------ SOURCE EXCERPT ------
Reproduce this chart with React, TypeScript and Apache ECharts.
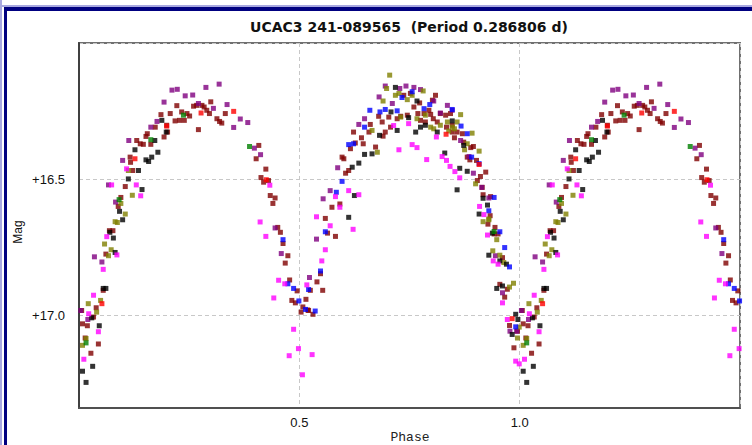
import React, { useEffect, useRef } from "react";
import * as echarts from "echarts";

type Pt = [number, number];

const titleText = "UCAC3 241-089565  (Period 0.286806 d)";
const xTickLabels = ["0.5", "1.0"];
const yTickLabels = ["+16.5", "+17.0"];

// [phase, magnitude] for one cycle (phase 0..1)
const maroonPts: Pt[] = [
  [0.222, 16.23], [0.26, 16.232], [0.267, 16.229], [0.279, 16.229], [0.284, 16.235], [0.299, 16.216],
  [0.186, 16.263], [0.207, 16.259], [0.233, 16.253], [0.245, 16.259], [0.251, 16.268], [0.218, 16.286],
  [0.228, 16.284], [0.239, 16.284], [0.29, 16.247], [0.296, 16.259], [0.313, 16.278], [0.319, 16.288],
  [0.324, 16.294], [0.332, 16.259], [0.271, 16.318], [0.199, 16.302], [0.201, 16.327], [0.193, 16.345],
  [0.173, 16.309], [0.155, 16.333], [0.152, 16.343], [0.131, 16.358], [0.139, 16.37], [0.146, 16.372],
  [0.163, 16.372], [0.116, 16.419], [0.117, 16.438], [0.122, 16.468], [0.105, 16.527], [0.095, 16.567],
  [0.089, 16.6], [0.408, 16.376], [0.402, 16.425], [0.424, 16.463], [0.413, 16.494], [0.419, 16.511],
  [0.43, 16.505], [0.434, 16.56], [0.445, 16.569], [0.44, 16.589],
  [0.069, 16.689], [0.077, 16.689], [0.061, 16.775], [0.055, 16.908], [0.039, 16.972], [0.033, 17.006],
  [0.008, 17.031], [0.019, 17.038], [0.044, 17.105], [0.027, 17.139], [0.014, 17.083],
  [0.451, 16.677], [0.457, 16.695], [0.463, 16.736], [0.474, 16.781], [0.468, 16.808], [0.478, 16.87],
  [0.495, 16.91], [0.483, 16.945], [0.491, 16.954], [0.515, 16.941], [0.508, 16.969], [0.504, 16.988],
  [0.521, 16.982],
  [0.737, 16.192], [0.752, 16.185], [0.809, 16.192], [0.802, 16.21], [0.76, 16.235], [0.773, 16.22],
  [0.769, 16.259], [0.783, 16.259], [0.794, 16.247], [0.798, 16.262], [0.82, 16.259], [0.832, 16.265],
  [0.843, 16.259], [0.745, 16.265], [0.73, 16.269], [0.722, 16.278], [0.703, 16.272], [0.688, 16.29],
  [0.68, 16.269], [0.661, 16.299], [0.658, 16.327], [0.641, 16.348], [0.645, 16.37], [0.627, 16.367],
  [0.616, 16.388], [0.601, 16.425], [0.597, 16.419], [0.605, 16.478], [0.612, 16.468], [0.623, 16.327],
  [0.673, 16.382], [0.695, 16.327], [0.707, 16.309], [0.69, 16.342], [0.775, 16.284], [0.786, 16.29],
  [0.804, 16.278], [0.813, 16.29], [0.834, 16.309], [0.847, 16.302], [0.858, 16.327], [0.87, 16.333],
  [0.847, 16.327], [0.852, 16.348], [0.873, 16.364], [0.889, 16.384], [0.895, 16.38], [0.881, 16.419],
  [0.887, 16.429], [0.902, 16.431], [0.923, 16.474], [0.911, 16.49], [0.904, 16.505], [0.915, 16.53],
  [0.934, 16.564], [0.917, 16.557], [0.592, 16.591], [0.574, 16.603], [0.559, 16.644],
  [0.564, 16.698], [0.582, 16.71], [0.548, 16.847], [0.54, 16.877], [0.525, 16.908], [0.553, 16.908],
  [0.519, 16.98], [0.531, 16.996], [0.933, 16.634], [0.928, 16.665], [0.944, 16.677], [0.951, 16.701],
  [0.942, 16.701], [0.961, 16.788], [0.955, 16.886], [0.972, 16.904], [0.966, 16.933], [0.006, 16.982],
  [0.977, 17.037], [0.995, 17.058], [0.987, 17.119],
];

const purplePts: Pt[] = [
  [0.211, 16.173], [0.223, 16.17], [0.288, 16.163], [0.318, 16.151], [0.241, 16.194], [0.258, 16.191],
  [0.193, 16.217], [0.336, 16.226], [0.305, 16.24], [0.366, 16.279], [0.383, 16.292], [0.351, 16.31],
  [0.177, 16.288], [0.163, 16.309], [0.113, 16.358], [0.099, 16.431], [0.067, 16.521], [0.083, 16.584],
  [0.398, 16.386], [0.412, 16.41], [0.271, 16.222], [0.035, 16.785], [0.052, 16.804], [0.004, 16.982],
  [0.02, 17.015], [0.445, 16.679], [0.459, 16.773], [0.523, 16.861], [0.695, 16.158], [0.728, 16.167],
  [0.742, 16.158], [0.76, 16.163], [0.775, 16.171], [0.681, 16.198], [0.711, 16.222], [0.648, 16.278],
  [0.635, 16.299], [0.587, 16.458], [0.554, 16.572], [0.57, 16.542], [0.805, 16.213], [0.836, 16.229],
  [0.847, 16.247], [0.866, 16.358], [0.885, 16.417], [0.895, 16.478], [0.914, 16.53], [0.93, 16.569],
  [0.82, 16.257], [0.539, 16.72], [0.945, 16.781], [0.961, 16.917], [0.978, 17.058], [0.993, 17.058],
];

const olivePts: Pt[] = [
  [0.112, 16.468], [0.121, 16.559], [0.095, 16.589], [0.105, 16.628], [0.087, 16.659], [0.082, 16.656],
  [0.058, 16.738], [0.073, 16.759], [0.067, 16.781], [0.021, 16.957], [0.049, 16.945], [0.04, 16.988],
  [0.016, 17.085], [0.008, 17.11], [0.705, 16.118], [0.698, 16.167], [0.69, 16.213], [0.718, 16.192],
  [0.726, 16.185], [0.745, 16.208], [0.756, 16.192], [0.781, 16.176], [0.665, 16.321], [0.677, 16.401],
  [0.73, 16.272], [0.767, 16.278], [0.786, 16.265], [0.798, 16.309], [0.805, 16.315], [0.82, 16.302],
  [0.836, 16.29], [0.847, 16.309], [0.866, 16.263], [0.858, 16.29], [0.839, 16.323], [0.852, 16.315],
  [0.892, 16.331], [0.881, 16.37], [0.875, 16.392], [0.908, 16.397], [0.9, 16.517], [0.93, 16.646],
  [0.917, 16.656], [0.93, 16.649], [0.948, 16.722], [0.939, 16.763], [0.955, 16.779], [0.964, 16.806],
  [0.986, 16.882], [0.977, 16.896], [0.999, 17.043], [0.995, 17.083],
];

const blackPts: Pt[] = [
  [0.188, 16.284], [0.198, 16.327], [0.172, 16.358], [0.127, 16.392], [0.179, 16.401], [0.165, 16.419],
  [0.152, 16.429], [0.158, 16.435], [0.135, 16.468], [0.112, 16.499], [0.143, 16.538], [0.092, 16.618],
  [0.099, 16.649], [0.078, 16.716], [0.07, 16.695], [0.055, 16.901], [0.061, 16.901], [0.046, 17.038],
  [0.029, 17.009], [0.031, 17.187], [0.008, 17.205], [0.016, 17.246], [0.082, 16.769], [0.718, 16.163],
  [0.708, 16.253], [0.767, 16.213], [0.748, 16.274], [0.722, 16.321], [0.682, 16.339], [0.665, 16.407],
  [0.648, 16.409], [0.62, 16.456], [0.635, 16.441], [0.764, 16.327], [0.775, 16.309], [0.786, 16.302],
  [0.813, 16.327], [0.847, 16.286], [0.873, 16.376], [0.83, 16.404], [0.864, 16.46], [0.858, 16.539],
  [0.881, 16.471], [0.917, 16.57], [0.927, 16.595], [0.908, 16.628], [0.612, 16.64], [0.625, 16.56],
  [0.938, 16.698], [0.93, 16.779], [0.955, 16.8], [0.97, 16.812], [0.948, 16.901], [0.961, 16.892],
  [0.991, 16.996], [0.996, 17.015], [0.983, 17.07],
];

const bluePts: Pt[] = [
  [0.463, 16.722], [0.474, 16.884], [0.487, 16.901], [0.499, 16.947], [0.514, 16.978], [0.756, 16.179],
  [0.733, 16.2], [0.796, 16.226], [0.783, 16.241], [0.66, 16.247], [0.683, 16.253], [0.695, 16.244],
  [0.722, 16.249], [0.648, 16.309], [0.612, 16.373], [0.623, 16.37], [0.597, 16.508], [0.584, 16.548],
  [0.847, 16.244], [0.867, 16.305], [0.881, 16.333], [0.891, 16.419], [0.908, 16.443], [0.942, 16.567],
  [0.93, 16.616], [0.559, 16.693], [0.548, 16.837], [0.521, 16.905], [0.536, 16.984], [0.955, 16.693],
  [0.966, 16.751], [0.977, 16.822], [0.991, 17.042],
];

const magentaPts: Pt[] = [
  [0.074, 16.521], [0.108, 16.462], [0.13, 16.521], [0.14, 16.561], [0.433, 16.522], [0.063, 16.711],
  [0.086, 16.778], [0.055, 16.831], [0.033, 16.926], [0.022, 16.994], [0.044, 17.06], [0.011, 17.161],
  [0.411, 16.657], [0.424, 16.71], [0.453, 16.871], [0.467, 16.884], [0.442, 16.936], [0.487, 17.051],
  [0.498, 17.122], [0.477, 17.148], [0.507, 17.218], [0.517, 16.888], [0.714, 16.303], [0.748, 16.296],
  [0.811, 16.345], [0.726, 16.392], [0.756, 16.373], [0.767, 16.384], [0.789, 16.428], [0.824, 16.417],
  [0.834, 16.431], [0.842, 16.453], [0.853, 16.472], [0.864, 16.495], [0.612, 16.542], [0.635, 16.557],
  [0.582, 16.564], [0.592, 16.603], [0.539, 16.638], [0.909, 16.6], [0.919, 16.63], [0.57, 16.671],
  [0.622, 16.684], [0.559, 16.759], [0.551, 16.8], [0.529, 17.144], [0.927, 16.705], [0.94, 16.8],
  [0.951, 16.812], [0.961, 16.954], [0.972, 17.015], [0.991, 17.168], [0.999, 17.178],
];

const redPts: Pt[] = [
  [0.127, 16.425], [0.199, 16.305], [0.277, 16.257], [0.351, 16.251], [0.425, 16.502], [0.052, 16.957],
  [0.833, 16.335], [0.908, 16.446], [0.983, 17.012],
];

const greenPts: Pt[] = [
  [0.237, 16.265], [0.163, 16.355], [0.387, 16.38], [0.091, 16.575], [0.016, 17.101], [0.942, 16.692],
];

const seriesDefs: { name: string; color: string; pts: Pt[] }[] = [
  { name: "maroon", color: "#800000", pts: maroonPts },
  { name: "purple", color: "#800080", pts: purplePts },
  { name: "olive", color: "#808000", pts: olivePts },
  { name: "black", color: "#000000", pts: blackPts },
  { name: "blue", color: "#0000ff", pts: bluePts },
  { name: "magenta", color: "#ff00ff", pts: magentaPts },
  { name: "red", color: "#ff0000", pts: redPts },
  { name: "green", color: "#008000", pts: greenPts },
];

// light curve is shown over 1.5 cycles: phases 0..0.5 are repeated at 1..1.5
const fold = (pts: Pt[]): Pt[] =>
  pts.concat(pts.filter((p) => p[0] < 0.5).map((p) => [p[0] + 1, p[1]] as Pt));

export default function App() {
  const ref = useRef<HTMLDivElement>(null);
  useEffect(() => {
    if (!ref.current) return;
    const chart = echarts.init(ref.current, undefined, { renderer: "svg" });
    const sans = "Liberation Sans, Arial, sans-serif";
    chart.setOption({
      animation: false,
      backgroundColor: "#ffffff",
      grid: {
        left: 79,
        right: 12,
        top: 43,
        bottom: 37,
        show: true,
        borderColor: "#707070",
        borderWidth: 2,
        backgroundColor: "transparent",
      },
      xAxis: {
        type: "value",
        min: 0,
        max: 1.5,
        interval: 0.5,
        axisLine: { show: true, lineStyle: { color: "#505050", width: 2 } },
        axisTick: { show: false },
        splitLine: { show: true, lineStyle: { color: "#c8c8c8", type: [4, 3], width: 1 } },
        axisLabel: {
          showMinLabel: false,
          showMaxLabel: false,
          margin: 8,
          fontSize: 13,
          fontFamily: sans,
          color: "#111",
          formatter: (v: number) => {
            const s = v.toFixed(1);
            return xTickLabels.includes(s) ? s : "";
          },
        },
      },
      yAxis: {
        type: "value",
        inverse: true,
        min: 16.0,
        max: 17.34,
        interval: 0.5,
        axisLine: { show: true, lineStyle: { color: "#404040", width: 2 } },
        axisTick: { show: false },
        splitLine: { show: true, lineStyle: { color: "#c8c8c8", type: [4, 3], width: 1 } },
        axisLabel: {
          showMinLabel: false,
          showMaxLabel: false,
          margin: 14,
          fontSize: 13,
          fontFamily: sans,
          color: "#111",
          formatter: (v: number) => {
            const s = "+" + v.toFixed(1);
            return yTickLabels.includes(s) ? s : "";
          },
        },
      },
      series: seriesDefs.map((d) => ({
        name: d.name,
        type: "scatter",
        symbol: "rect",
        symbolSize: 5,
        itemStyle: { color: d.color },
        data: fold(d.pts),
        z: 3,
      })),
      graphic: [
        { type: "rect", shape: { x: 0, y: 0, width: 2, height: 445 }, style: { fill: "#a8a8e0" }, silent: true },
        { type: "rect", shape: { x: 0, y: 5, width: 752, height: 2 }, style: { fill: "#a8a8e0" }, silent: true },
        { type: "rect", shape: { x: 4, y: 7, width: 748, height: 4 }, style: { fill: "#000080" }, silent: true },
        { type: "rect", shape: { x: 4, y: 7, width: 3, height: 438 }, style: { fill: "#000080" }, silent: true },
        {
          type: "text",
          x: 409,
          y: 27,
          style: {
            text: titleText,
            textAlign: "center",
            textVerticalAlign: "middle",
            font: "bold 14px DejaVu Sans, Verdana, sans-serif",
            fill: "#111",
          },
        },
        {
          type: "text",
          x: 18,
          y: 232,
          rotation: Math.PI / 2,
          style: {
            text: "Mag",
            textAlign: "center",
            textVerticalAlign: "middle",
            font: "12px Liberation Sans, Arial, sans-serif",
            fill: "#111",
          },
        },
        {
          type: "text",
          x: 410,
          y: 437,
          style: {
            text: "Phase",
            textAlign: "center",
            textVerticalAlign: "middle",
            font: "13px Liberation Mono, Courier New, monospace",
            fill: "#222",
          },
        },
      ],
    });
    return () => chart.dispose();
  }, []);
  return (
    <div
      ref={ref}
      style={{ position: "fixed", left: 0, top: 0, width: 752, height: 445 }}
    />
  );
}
------
Check every line of the data, and copy the ones that contain "React".

THE SOLUTION.
Reproduce this chart with React, TypeScript and Apache ECharts.
import React, { useEffect, useRef } from "react";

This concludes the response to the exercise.